China has 10 times the population of Japan, with more unemployed adults in rural areas than the entire American work force. Raising the wages of so many people to the levels found in industrial nations will take a long time.

Through the 1970's and 80's, Japanese wages rose 70 percent faster than American wages, according to data from the International Labor Organization. That, together with rapid appreciation in the value of the yen, helped push up Japanese factory wages from one-third of American levels to rough parity.

Chinese wages, though, were no more than 4 percent of American and Japanese wages in 2002, the most recent year available. While official Chinese statistics show that wages doubled from 1996 to 2002, some factory owners say pay has been flat — or even declined slightly — in recent years, as rural migrants continue to pour into the cities.

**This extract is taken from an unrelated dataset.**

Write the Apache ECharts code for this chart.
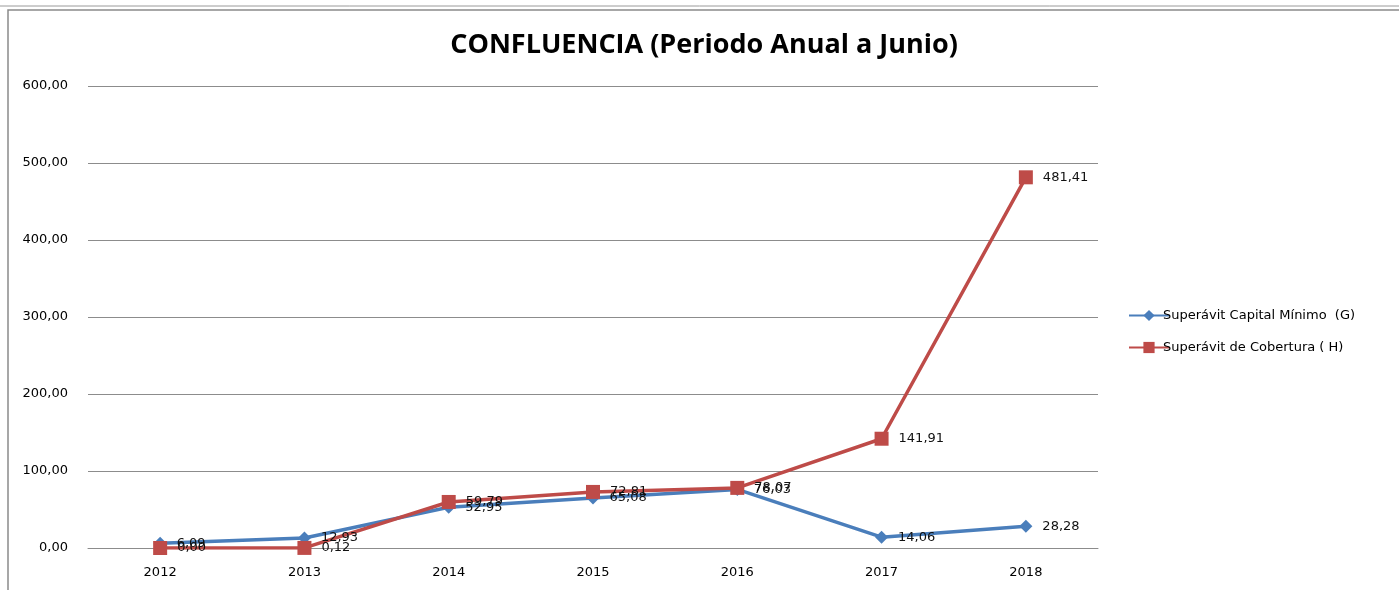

In the meantime, China's productivity gap is being closed by a rapid investment in infrastructure, as China puts a third of the world's steel production and half its cement into extending modern roads, power grids and telecommunications links across the country.

BBK Electronics is an example of how China has benefited from opening up to the global economy. Money from Taiwan and Russia, as well as local Chinese money, helped build the company's factory seven years ago, said Louis Leung, the marketing manager, and BBK now makes many devices sold in the United States under the Memorex, Philco and Lafayette brand names.

If Japan profited handsomely from selling videocassette recorders two decades ago, China is coming to dominate the production of the next generation of DVD technology. BBK started by licensing technology from Sony, but it now has 300 researchers coming up with refinements, Mr. Leung said. On a laptop computer, he plays a company presentation that ends with BBK's two long-term goals: "to realize modernization" and "to challenge Sony."

Japan rapidly caught up with the West by licensing technology from companies like Caterpillar that failed to foresee the risk of Japanese competitors like Komatsu. But China has both licensed technology and used the attraction of its potentially huge market to lure foreign investment.